Mais ce n’est point ici le lieu d’entrer dans les détails de la nomenclature chimique ; il nous suffit d’en avoir rappelé le principe. Ce principe ne fut pas d’abord admis sans résistance. Saisie du travail des quatre réformateurs, l’Académie ne le reçut qu’avec beaucoup de réserve. « Le tableau des corps qu’on nous présente, disait le rapport académique, est l’ouvrage de quatre hommes justement célèbres dans les sciences… ; ils ne l’ont formé qu’après avoir bien comparé sans doute les bases de la théorie ancienne avec les bases de la théorie nouvelle. Ils fondent celle-ci sur des expériences belles et imposantes ; mais quelle théorie réunit jamais les savants par un concert de plus belles expériences, par une masse de faits plus brillants que la doctrine du phlogistique ? Ce n’est pas en un jour qu’on réforme, qu’on anéantit presque une langue déjà entendue, déjà familière même, dans toute l’Europe, et qu’on lui en substitue une nouvelle d’après des étymologies, ou étrangères à son génie, ou prises souvent dans une langue ancienne déjà, presque ignorée des savants, et dans laquelle il ne peut y avoir ni trace ni notion quelconque des choses ni des idées qu’on doit lui faire signifier. »

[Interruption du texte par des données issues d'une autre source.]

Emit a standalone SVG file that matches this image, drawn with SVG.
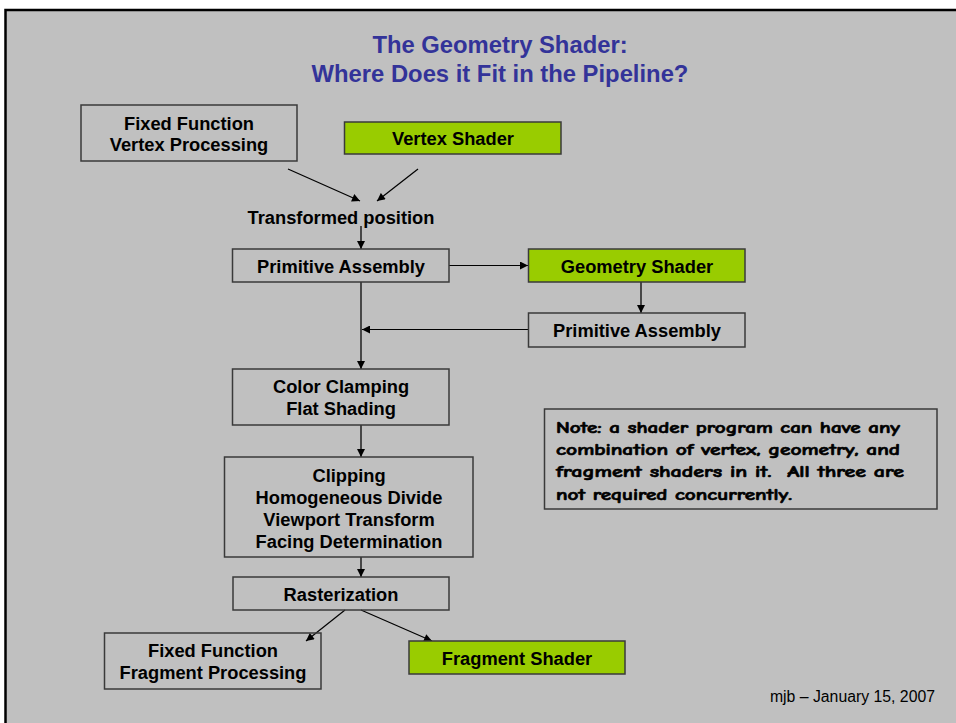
<svg xmlns="http://www.w3.org/2000/svg" width="956" height="723" viewBox="0 0 956 723">
<style>
.box{fill:none;stroke:#3a3a3a;stroke-width:1.5}
.g{fill:#99CC00;stroke:#3a3a3a;stroke-width:1.5}
.t{font-family:"Liberation Sans",Arial,sans-serif;font-weight:bold;font-size:18.3px;fill:#000;text-anchor:middle}
.title{font-family:"Liberation Sans",Arial,sans-serif;font-weight:bold;font-size:23.8px;fill:#333399;text-anchor:middle}
.note{font-family:"Comic Sans MS","Comic Neue","DejaVu Sans",sans-serif;font-weight:bold;font-size:15px;fill:#000;stroke:#000;stroke-width:0.6}
.foot{font-family:"Liberation Sans",Arial,sans-serif;font-size:15.8px;fill:#000;text-anchor:end}
.c{fill:none;stroke:#000;stroke-width:1.2}
.cv{fill:none;stroke:#3a3a3a;stroke-width:1.8}
</style>
<defs>
<marker id="ah" viewBox="0 0 10 10" refX="10" refY="5" markerWidth="9" markerHeight="8" markerUnits="userSpaceOnUse" orient="auto">
<path d="M0,0 L10,5 L0,10 Z" fill="#000"/>
</marker>
</defs>
<rect x="0" y="0" width="956" height="723" fill="#ffffff"/>
<rect x="5.5" y="10" width="960" height="730" fill="#C0C0C0" stroke="#000" stroke-width="2.5"/>
<g id="title">
<text class="title" x="500" y="53">The Geometry Shader:</text>
<text class="title" x="500" y="82">Where Does it Fit in the Pipeline?</text>
</g>
<g id="connectors">
<line class="c" x1="288" y1="169" x2="360" y2="201" marker-end="url(#ah)"/>
<line class="c" x1="418" y1="169" x2="377" y2="201" marker-end="url(#ah)"/>
<line class="cv" x1="361" y1="226" x2="361" y2="249" marker-end="url(#ah)"/>
<line class="c" x1="449" y1="265.5" x2="528" y2="265.5" marker-end="url(#ah)"/>
<line class="cv" x1="641" y1="282" x2="641" y2="313" marker-end="url(#ah)"/>
<line class="c" x1="528" y1="329.5" x2="362" y2="329.5" marker-end="url(#ah)"/>
<line class="cv" x1="361" y1="282" x2="361" y2="369" marker-end="url(#ah)"/>
<line class="cv" x1="361" y1="425" x2="361" y2="457" marker-end="url(#ah)"/>
<line class="cv" x1="361" y1="557" x2="361" y2="577" marker-end="url(#ah)"/>
<line class="c" x1="345" y1="610" x2="306" y2="641" marker-end="url(#ah)"/>
<line class="c" x1="361" y1="610" x2="432" y2="641" marker-end="url(#ah)"/>
</g>
<g id="ffvp">
<rect class="box" x="81" y="105" width="216" height="56"/>
<text class="t" x="189" y="130">Fixed Function</text>
<text class="t" x="189" y="151">Vertex Processing</text>
</g>
<g id="vs">
<rect class="g" x="344.5" y="122" width="216.5" height="32"/>
<text class="t" x="453" y="144.5">Vertex Shader</text>
</g>
<g id="tp">
<text class="t" x="341" y="224">Transformed position</text>
</g>
<g id="pa1">
<rect class="box" x="232.5" y="249" width="216.5" height="33"/>
<text class="t" x="341" y="272.5">Primitive Assembly</text>
</g>
<g id="gs">
<rect class="g" x="528.5" y="249" width="216.5" height="33"/>
<text class="t" x="637" y="272.5">Geometry Shader</text>
</g>
<g id="pa2">
<rect class="box" x="528.5" y="313" width="216.5" height="34"/>
<text class="t" x="637" y="336.5">Primitive Assembly</text>
</g>
<g id="cc">
<rect class="box" x="232.5" y="369" width="216.5" height="56"/>
<text class="t" x="341" y="393">Color Clamping</text>
<text class="t" x="341" y="415">Flat Shading</text>
</g>
<g id="clip">
<rect class="box" x="224.5" y="457" width="248.5" height="100"/>
<text class="t" x="349" y="482">Clipping</text>
<text class="t" x="349" y="504">Homogeneous Divide</text>
<text class="t" x="349" y="526">Viewport Transform</text>
<text class="t" x="349" y="548">Facing Determination</text>
</g>
<g id="rast">
<rect class="box" x="233" y="577" width="216" height="33"/>
<text class="t" x="341" y="600.5">Rasterization</text>
</g>
<g id="fffp">
<rect class="box" x="104.5" y="633" width="216.5" height="56"/>
<text class="t" x="213" y="657">Fixed Function</text>
<text class="t" x="213" y="679">Fragment Processing</text>
</g>
<g id="fs">
<rect class="g" x="409" y="641" width="216" height="33"/>
<text class="t" x="517" y="664.5">Fragment Shader</text>
</g>
<g id="note">
<rect class="box" x="544.5" y="409" width="392.5" height="100"/>
<text class="note" x="556" y="433" textLength="344" lengthAdjust="spacingAndGlyphs">Note: a shader program can have any</text>
<text class="note" x="556" y="455" textLength="344" lengthAdjust="spacingAndGlyphs">combination of vertex, geometry, and</text>
<text class="note" x="556" y="477" textLength="348" lengthAdjust="spacingAndGlyphs" xml:space="preserve">fragment shaders in it.  All three are</text>
<text class="note" x="556" y="500" textLength="236" lengthAdjust="spacingAndGlyphs">not required concurrently.</text>
</g>
<g id="footer">
<text class="foot" x="935" y="702">mjb – January 15, 2007</text>
</g>
</svg>
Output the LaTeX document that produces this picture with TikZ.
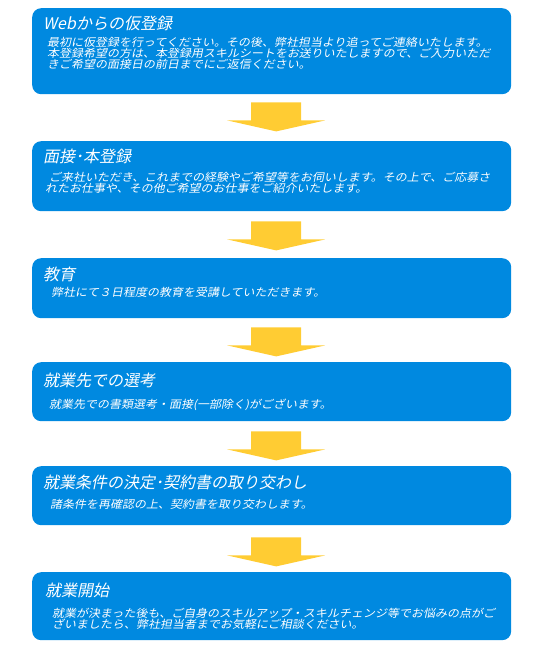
\documentclass[tikz,border=0pt]{standalone}
\usepackage{fontspec}
\newfontfamily\jtitle[FakeSlant=0.2]{Noto Sans CJK JP}
\newfontfamily\jbody[FakeSlant=0.2,FakeStretch=1.09]{Noto Sans CJK JP}
\definecolor{boxblue}{RGB}{0,137,224}
\definecolor{arrowyellow}{RGB}{255,204,51}
\tikzset{
  stepbox/.style={fill=boxblue, draw=none, rounded corners=9pt, anchor=north west, inner sep=0pt},
  ttl/.style={anchor=base west, inner sep=0pt, text=white, font=\jtitle\fontsize{16}{16}\selectfont},
  txt/.style={anchor=base west, inner sep=0pt, text=white, font=\jbody\fontsize{11}{11}\selectfont},
  downarrow/.pic={\fill[arrowyellow] (-25,0) -- (25,0) -- (25,18) -- (49,18) -- (0,29) -- (-49,18) -- (-25,18) -- cycle;}
}
\begin{document}
\begin{tikzpicture}[x=1pt,y=-1pt]
\useasboundingbox (0,0) rectangle (550,650);
% boxes
\node[stepbox, minimum width=479pt, minimum height=86pt] (b1) at (32,8) {};
\node[stepbox, minimum width=479pt, minimum height=70pt] (b2) at (32,141) {};
\node[stepbox, minimum width=479pt, minimum height=60pt] (b3) at (32,258) {};
\node[stepbox, minimum width=479pt, minimum height=59pt] (b4) at (32,362) {};
\node[stepbox, minimum width=479pt, minimum height=59pt] (b5) at (32,466) {};
\node[stepbox, minimum width=479pt, minimum height=68pt] (b6) at (32,572) {};
% arrows
\pic at ([xshift=4.5pt,yshift=-8pt]b1.south) {downarrow};
\pic at ([xshift=4.5pt,yshift=-10pt]b2.south) {downarrow};
\pic at ([xshift=4.5pt,yshift=-9pt]b3.south) {downarrow};
\pic at ([xshift=4.5pt,yshift=-10pt]b4.south) {downarrow};
\pic at ([xshift=4.5pt,yshift=-12pt]b5.south) {downarrow};
% box 1
\node[ttl] (t1) at (43,30) {Webからの仮登録};
\node[txt] (d1a) at (47,47) {最初に仮登録を行ってください。その後、弊社担当より追ってご連絡いたします。};
\node[txt] (d1b) at (47,58) {本登録希望の方は、本登録用スキルシートをお送りいたしますので、ご入力いただ};
\node[txt] (d1c) at (47,69) {きご希望の面接日の前日までにご返信ください。};
% box 2
\node[ttl] (t2) at (43,162) {面接･本登録};
\node[txt] (d2a) at (49,181) {ご来社いただき、これまでの経験やご希望等をお伺いします。その上で、ご応募さ};
\node[txt] (d2b) at (45,192) {れたお仕事や、その他ご希望のお仕事をご紹介いたします。};
% box 3
\node[ttl] (t3) at (43,280) {教育};
\node[txt] (d3) at (51,296) {弊社にて３日程度の教育を受講していただきます。};
% box 4
\node[ttl] (t4) at (43,386) {就業先での選考};
\node[txt] (d4) at (49,408) {就業先での書類選考・面接(一部除く)がございます。};
% box 5
\node[ttl] (t5) at (43,488) {就業条件の決定･契約書の取り交わし};
\node[txt] (d5) at (50,508) {諸条件を再確認の上、契約書を取り交わします。};
% box 6
\node[ttl] (t6) at (45,596) {就業開始};
\node[txt] (d6a) at (52,617) {就業が決まった後も、ご自身のスキルアップ・スキルチェンジ等でお悩みの点がご};
\node[txt] (d6b) at (52,628) {ざいましたら、弊社担当者までお気軽にご相談ください。};
\end{tikzpicture}
\end{document}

Malgré la froideur de l’Académie, on sait quels services a rendus la nomenclature, et quelle clarté elle a introduite dans histoire de la chimie. Et d’abord elle contribua puissamment au triomphe des idées de Lavoisier : dès l’année 1790, celles-ci avaient acquis une autorité à peu près incontestée ; quatre ans plus tard, au moment où il tombait sous la hache de la terreur, Lavoisier pouvait se dire que son œuvre était faite, et que la chimie moderne était fondée.